After writing the book, what additional perspective did you get on what Magic did after testing positive for HIV with still living and having more success as a spokesperson and businessman?
Lazenby:
“That’s the greatest mystery. That’s why he has the greatest heart. He was fearless. In the early 90s, we had a world petrified by fear with contagion. Magic had obviously made mistakes and admitted it many times. He wasn’t a guy that was drinking and doing drugs. His addiction was the human touch. That led to his downfall. But he also had the iron will to forge ahead and build the life he has as an entrepreneur. After he fell from grace publicly, he had the ironwill to do truly great things.”

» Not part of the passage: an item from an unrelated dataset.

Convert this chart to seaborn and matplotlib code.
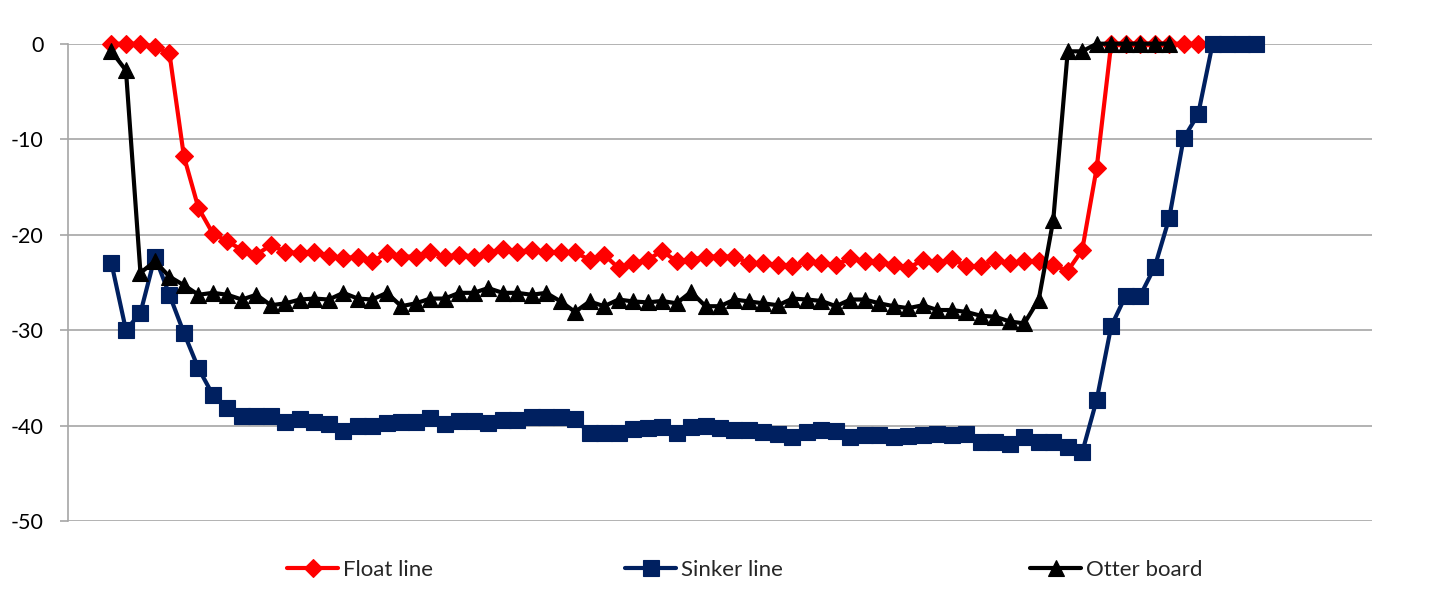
import matplotlib
matplotlib.use("Agg")
import matplotlib.pyplot as plt
import seaborn as sns
import pandas as pd
import numpy as np

# ---- data ----
float_line = [0, 0, 0, -0.3, -1.0, -11.8, -17.2, -19.9, -20.7, -21.6, -22.1, -21.1, -21.8,
              -21.95, -21.8, -22.2, -22.5, -22.3, -22.8, -21.95, -22.3, -22.3, -21.8, -22.3, -22.1, -22.3, -21.9,
              -21.5, -21.8, -21.6, -21.8, -21.85, -21.85, -22.65, -22.1, -23.5, -23.0, -22.65, -21.7, -22.8,
              -22.65, -22.3, -22.3, -22.3, -23.0, -23.0, -23.15, -23.3, -22.75, -23.0, -23.15, -22.5, -22.75, -22.9,
              -23.15, -23.5, -22.65, -23.0, -22.55, -23.3, -23.3, -22.65, -23.0, -22.8, -22.8, -23.2, -23.8,
              -21.6, -13.0, 0, 0, 0, 0, 0, 0, 0]

sinker_line = [-23.0, -30.0, -28.2, -22.3, -26.3, -30.3, -34.0, -36.8, -38.2, -39.0, -39.0, -39.0, -39.6,
               -39.3, -39.6, -39.8, -40.6, -40.1, -40.0, -39.75, -39.6, -39.6, -39.2, -39.8, -39.5, -39.5, -39.7,
               -39.4, -39.4, -39.1, -39.1, -39.15, -39.3, -40.8, -40.8, -40.8, -40.4, -40.3, -40.2, -40.8,
               -40.2, -40.1, -40.3, -40.45, -40.45, -40.7, -40.9, -41.15, -40.7, -40.45, -40.6, -41.15, -41.0, -41.0,
               -41.25, -41.05, -40.97, -40.9, -40.97, -40.9, -41.7, -41.7, -41.95, -41.25, -41.7, -41.7, -42.2, -42.8,
               -37.3, -29.6, -26.4, -26.4, -23.4, -18.3, -9.9, -7.4, 0, 0, 0, 0]

otter_board = [-0.8, -2.8, -24.0, -22.8, -24.4, -25.3, -26.3, -26.1, -26.3, -26.8, -26.3, -27.4, -27.2,
               -26.8, -26.7, -26.8, -26.1, -26.7, -26.8, -26.1, -27.5, -27.2, -26.7, -26.7, -26.1, -26.1, -25.6,
               -26.1, -26.1, -26.3, -26.1, -27.0, -28.1, -27.0, -27.5, -26.8, -27.0, -27.1, -26.95, -27.2,
               -26.0, -27.5, -27.5, -26.8, -27.0, -27.2, -27.4, -26.7, -26.8, -26.95, -27.5, -26.8, -26.8,
               -27.2, -27.5, -27.7, -27.4, -27.9, -27.9, -28.1, -28.5, -28.6, -29.1, -29.3,
               -26.8, -18.5, -0.8, -0.8, 0, 0, 0, 0, 0, 0]

series_names = ["Float line", "Sinker line", "Otter board"]
series_values = [float_line, sinker_line, otter_board]
series_colors = ["#FF0000", "#002060", "#000000"]
series_markers = ["D", "s", "^"]
marker_sizes = [9.0, 11.0, 12.0]

y_ticks = [0, -10, -20, -30, -40, -50]

# ---- figure ----
sns.set_theme(style="white")
plt.rcParams["font.family"] = ["Lato", "DejaVu Sans"]

W, H = 1431, 595
fig = plt.figure(figsize=(W / 100, H / 100), dpi=100)
ax = fig.add_axes([68 / W, 1 - 521 / H, (1372 - 68) / W, (521 - 43.7) / H])

for name, vals, col, mk, ms in zip(series_names, series_values, series_colors, series_markers, marker_sizes):
    df = pd.DataFrame({"x": np.arange(len(vals)), "y": vals})
    sns.lineplot(data=df, x="x", y="y", ax=ax, color=col, marker=mk, markersize=ms,
                 markeredgecolor=col, markeredgewidth=0.8, linewidth=3, sort=False,
                 estimator=None, label=name, clip_on=False)

ax.set_xlim(-3, 87)
ax.set_ylim(-50, 0)
ax.set_yticks(y_ticks)
ax.set_yticklabels([str(t) for t in y_ticks])
ax.set_xticks([])
ax.set_xlabel("")
ax.set_ylabel("")

grid_col = "#A6A6A6"
ax.yaxis.grid(True, color=grid_col, linewidth=1.2)
ax.xaxis.grid(False)
ax.set_axisbelow(True)
for s in ["top", "right", "bottom"]:
    ax.spines[s].set_visible(False)
ax.spines["left"].set_color(grid_col)
ax.spines["left"].set_linewidth(1.2)
ax.tick_params(axis="y", which="major", left=True, length=5.5, width=1.2, color=grid_col,
               pad=12, labelsize=15.5, labelcolor="#000000")

ax.get_legend().remove()
handles, labels = ax.get_legend_handles_labels()
legend_x_px = [287, 625, 1030]
for h, l, xp in zip(handles, labels, legend_x_px):
    fig.legend([h], [l], loc="center left", bbox_to_anchor=(xp / W, 1 - 570 / H),
               frameon=False, fontsize=16, handlelength=2.3, handletextpad=0.2,
               borderpad=0, borderaxespad=0, numpoints=1)

fig.savefig("out.png", dpi=100, facecolor="white")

Like how you covered MJ and Kobe, do you have any particular interest in any project on LeBron James or any other current NBA star?
Lazenby:
“I have been working on a documentary on LeBron. It’s a lot about Akron, his late high school and entry into the NBA. It’s about a guy who worked closely with his family. They’re going to start shooting next month in November and have already done all the preliminary interviews. It’s been fascinating. It is an interest I have. I’m 71, am reasonably healthy and enjoy working. I do know there are already some very fine books on LeBron, but there were 27 books on Michael Jordan when I wrote ‘Michael Jordan: The Life.’ My books are different. I mix the culture and sports together because it really defines who we are.”